La economía —explica Luis Vicente León, economista y presidente de la encuestadora Datanálisis— se rebela contra el orden establecido más rápido que las propias sociedades. “Lo que ocurre en Venezuela, como antes en China o Rusia, es que la gente ha buscado soluciones imaginativas al control y al intervencionismo del Estado. Cuando el Gobierno ha tenido problemas por las sanciones y el aislamiento ha empezado a entender que montarse en esta tabla de surf que había construido la sociedad era más una solución que un problema.
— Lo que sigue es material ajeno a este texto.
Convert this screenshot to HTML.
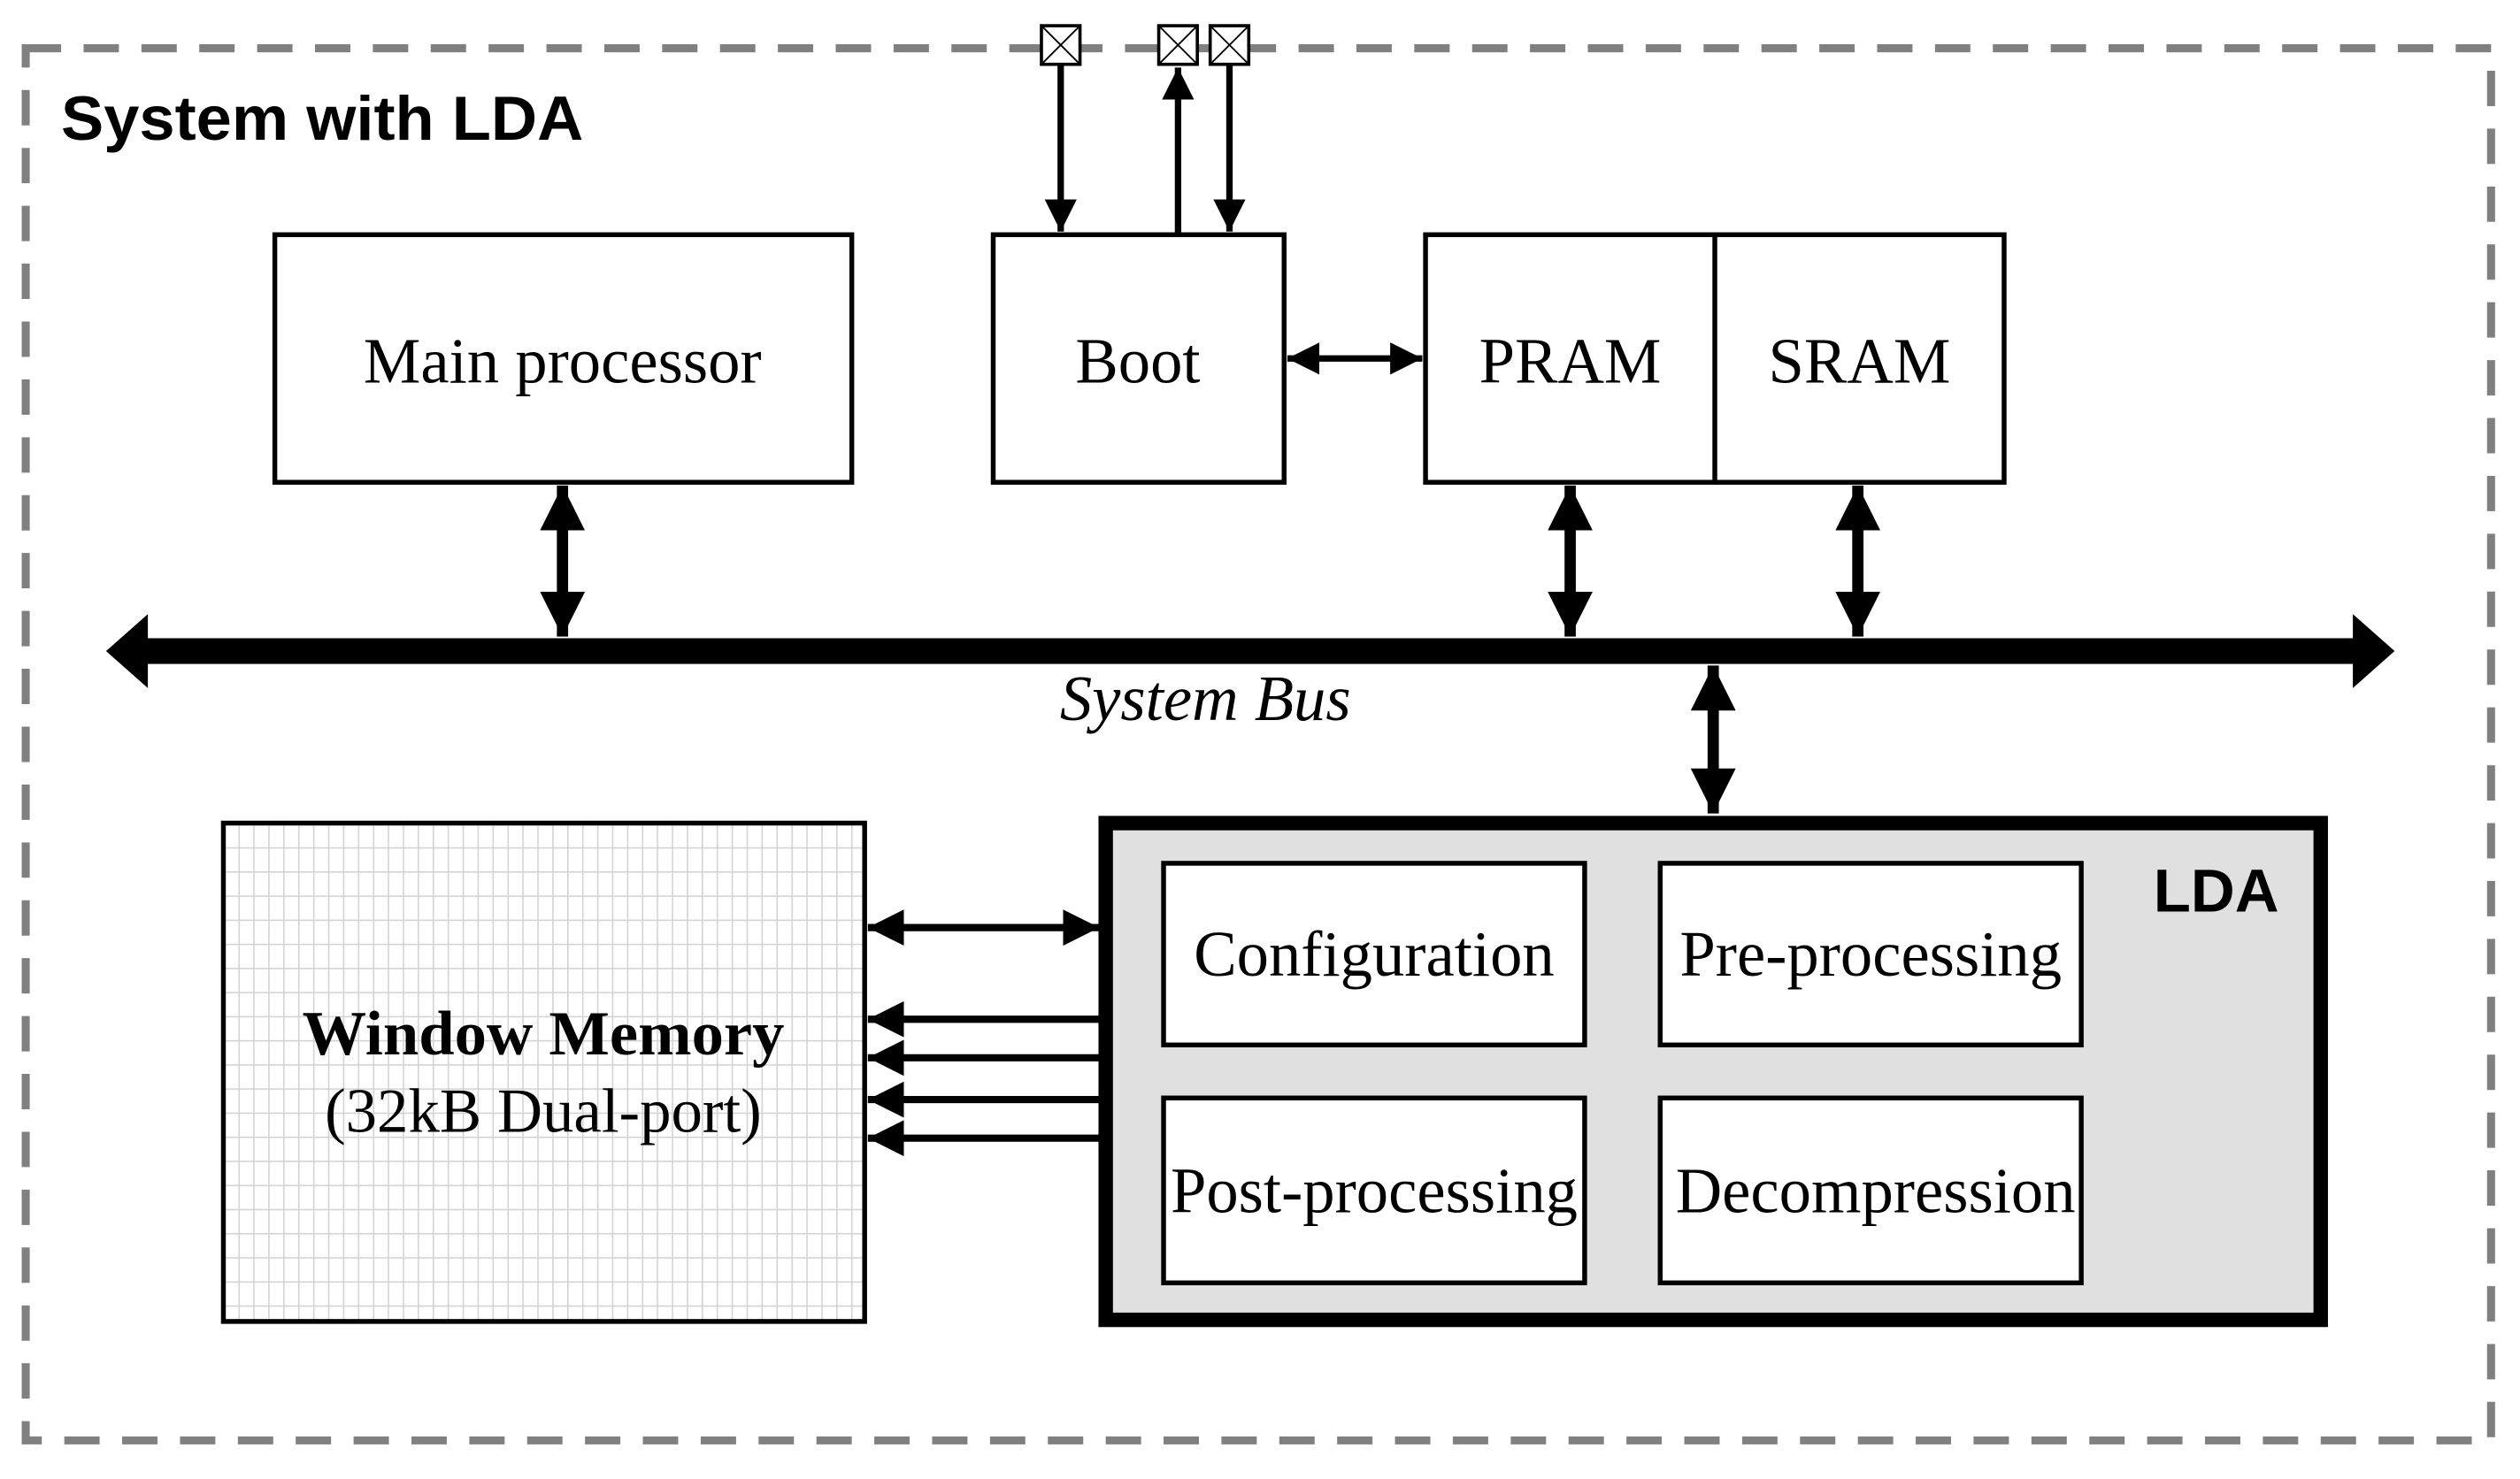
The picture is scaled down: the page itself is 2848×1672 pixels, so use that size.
<!DOCTYPE html>
<html><head><meta charset="utf-8"><style>html,body{margin:0;padding:0;background:#fff}svg{display:block}</style></head>
<body>
<svg width="2848" height="1672" viewBox="0 0 1568 920" preserveAspectRatio="none" xmlns="http://www.w3.org/2000/svg">
<defs>
<pattern id="grid" x="139" y="512" width="9.3" height="15" patternUnits="userSpaceOnUse">
<rect width="9.3" height="15" fill="#fff"/>
<path d="M0 0V15M0 0H9.3" stroke="#d4d4d4" stroke-width="1.8"/>
</pattern>
<marker id="ah" viewBox="0 0 10 10" refX="10" refY="5" markerWidth="4" markerHeight="4" orient="auto-start-reverse" markerUnits="strokeWidth"><path d="M0 0L10 5L0 10z" fill="#000"/></marker>
<marker id="ahs" viewBox="0 0 10 10" refX="10" refY="5" markerWidth="5" markerHeight="5" orient="auto-start-reverse" markerUnits="strokeWidth"><path d="M0 0L10 5L0 10z" fill="#000"/></marker>
</defs>
<rect width="1568" height="920" fill="#fff"/>
<rect x="16" y="30" width="1534" height="866" fill="none" stroke="#808080" stroke-width="5" stroke-dasharray="22 14"/>
<text x="38" y="87" font-family="Liberation Sans, sans-serif" font-weight="bold" font-size="39" textLength="325" lengthAdjust="spacingAndGlyphs">System with LDA</text>

<g fill="none" stroke="#000" stroke-width="3">
<rect x="171" y="146" width="359" height="154" fill="#fff"/>
<rect x="618" y="146" width="181" height="154" fill="#fff"/>
<rect x="887" y="146" width="360" height="154" fill="#fff"/>
<line x1="1067" y1="146" x2="1067" y2="300"/>
</g>
<g font-family="Liberation Serif, serif" font-size="40" text-anchor="middle">
<text x="350" y="238">Main processor</text>
<text x="708" y="238">Boot</text>
<text x="977" y="238">PRAM</text>
<text x="1157" y="238">SRAM</text>
</g>

<g stroke="#000" stroke-width="2" fill="#fff">
<rect x="648" y="16" width="24" height="24"/><path d="M648 16L672 40M672 16L648 40" stroke-width="1"/>
<rect x="721" y="16" width="24" height="24"/><path d="M721 16L745 40M745 16L721 40" stroke-width="1"/>
<rect x="753" y="16" width="24" height="24"/><path d="M753 16L777 40M777 16L753 40" stroke-width="1"/>
</g>
<g stroke="#000" stroke-width="4">
<line x1="660" y1="41" x2="660" y2="144" marker-end="url(#ahs)"/>
<line x1="733" y1="145" x2="733" y2="42" marker-end="url(#ahs)"/>
<line x1="765" y1="41" x2="765" y2="144" marker-end="url(#ahs)"/>
<line x1="801" y1="223" x2="885" y2="223" marker-start="url(#ahs)" marker-end="url(#ahs)"/>
</g>

<rect x="88" y="397" width="1380" height="16" fill="#000"/>
<path d="M66 405L92 382V428z M1490 405L1464 382V428z" fill="#000"/>
<text x="750" y="448" font-family="Liberation Serif, serif" font-style="italic" font-size="40" text-anchor="middle">System Bus</text>
<g stroke="#000" stroke-width="7">
<line x1="350" y1="302" x2="350" y2="396" marker-start="url(#ah)" marker-end="url(#ah)"/>
<line x1="977" y1="302" x2="977" y2="396" marker-start="url(#ah)" marker-end="url(#ah)"/>
<line x1="1156" y1="302" x2="1156" y2="396" marker-start="url(#ah)" marker-end="url(#ah)"/>
<line x1="1066" y1="414" x2="1066" y2="506" marker-start="url(#ah)" marker-end="url(#ah)"/>
</g>

<rect x="139" y="512" width="399" height="310" fill="url(#grid)" stroke="#000" stroke-width="3"/>
<text x="338" y="656" font-family="Liberation Serif, serif" font-weight="bold" font-size="39" text-anchor="middle" textLength="300" lengthAdjust="spacingAndGlyphs">Window Memory</text>
<text x="338" y="704" font-family="Liberation Serif, serif" font-size="39" text-anchor="middle">(32kB Dual-port)</text>

<rect x="688" y="512" width="756" height="309" fill="#e0e0e0" stroke="#000" stroke-width="9"/>
<text x="1418" y="567" font-family="Liberation Sans, sans-serif" font-weight="bold" font-size="38" text-anchor="end">LDA</text>
<g fill="#fff" stroke="#000" stroke-width="3">
<rect x="724" y="537" width="262" height="113"/>
<rect x="1033" y="537" width="262" height="113"/>
<rect x="724" y="683" width="262" height="115"/>
<rect x="1033" y="683" width="262" height="115"/>
</g>
<g font-family="Liberation Serif, serif" font-size="40" text-anchor="middle">
<text x="855" y="607">Configuration</text>
<text x="1164" y="607">Pre-processing</text>
<text x="855" y="754">Post-processing</text>
<text x="1167" y="754">Decompression</text>
</g>

<g stroke="#000" stroke-width="4.5">
<line x1="540" y1="577" x2="684" y2="577" marker-start="url(#ahs)" marker-end="url(#ahs)"/>
<line x1="684" y1="634" x2="540" y2="634" marker-end="url(#ahs)"/>
<line x1="684" y1="658" x2="540" y2="658" marker-end="url(#ahs)"/>
<line x1="684" y1="684" x2="540" y2="684" marker-end="url(#ahs)"/>
<line x1="684" y1="708" x2="540" y2="708" marker-end="url(#ahs)"/>
</g>
</svg>
</body></html>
Y se montó”. Eso ocurrió exactamente con el dólar, que pasó de estar perseguido y demonizado a ser un garante de cierta estabilidad.
El dólar circula ya en casi 70% de las transacciones comerciales, según algunas firmas económicas, y en medio de una economía distorsionada se ha contagiado también de la inflación. Cada vez se necesitan más dólares para comprar lo mismo. Ecoanalítica señala que en 2021 la moneda estadounidense perdió 50% de su capacidad de compra en Venezuela y este año se pronostica que pierda otra tajada. La vida en dólares en la que los que pueden se refugian también se encarece y los precios se camuflan en un monto sin denominación, a veces acompañado de la abreviatura Ref, de referencia. El precio de unos zapatos de imitación traídos en contenedores sin pagar impuestos en una tienda de un centro comercial figura en un cartel como Ref 30, es decir, 30 dólares.
Nadie sabe cuántas horas pierde el venezolano cada vez que tiene que abrir la billetera. Cada mínima transacción implica una operación mental de unos minutos para evaluar si le conviene la tasa de cambio que usa el negocio, que varía según la moneda con la que va a pagar y la conveniencia; si debe pagar el impuesto extra porque solo tiene dólares y desde hace unos meses está gravado su uso; si habrá que redondear porque no hay monedas ni billetes de baja denominación suficiente para los vueltos (como en el caso de la conductora Adriana); o si no le queda otra que pagar más por un producto porque solo trae bolívares devaluados. En la enrevesada economía venezolana todo termina siendo más caro.
Las escenas en Caracas para pagar cualquier cosa parecen sacadas de una comedia de los hermanos Marx. Una mañana en Caracas, por ejemplo, una mujer con un billete de un dólar recurre a un desconocido en la fila para pagar el aparcamiento que cuesta 5 bolívares, unos centavos más que el valor de un dólar a la tasa oficial. El desconocido con bolívares en su tarjeta paga su tarifa y la de ella y se queda con el dólar que aprecia más. Ella evita así pagar 3% más por el Impuesto a las Grandes Transacciones Financieras (lo de grandes o mínimas es irrelevante evidentemente). Pagar un párking es toda una odisea.
El capitalismo sui generis que practica ahora el país ha creado una burbuja de gasto y redistribución en la que viven unas cuatro millones de personas, sobre todo en Caracas. Se trata de una isla de consumo en medio de una economía muy precaria. El tráfico en la capital vuelve a ser tan infernal como el de cualquier otra gran ciudad Latinoamericana, cuando antes, por la falta de gasolina, las carreteras se habían vaciado. Empresarios abren discotecas, restaurantes, supermercados, tiendas y farmacias. Vuelven a venir cantantes internacionales a celebrar conciertos. Los precios están distorsionados. El antro de moda, el Bar Caracas, tiene una lista de precios idéntica a la de las discotecas de Nueva York. Da igual, se llena de miércoles a domingo. Ese bar está en la terraza de un hotel cinco estrellas, el Tamanaco, donde se alojan empresarios de distintas nacionalidades que han puesto las noticias de Venezuela en sus alertas de Google para enterarse de todo lo que está pasando. Tienen la sensación de que si llegan a tiempo, antes de que los precios de las viviendas o las empresas recubren su valor, podrán hacer buenos negocios.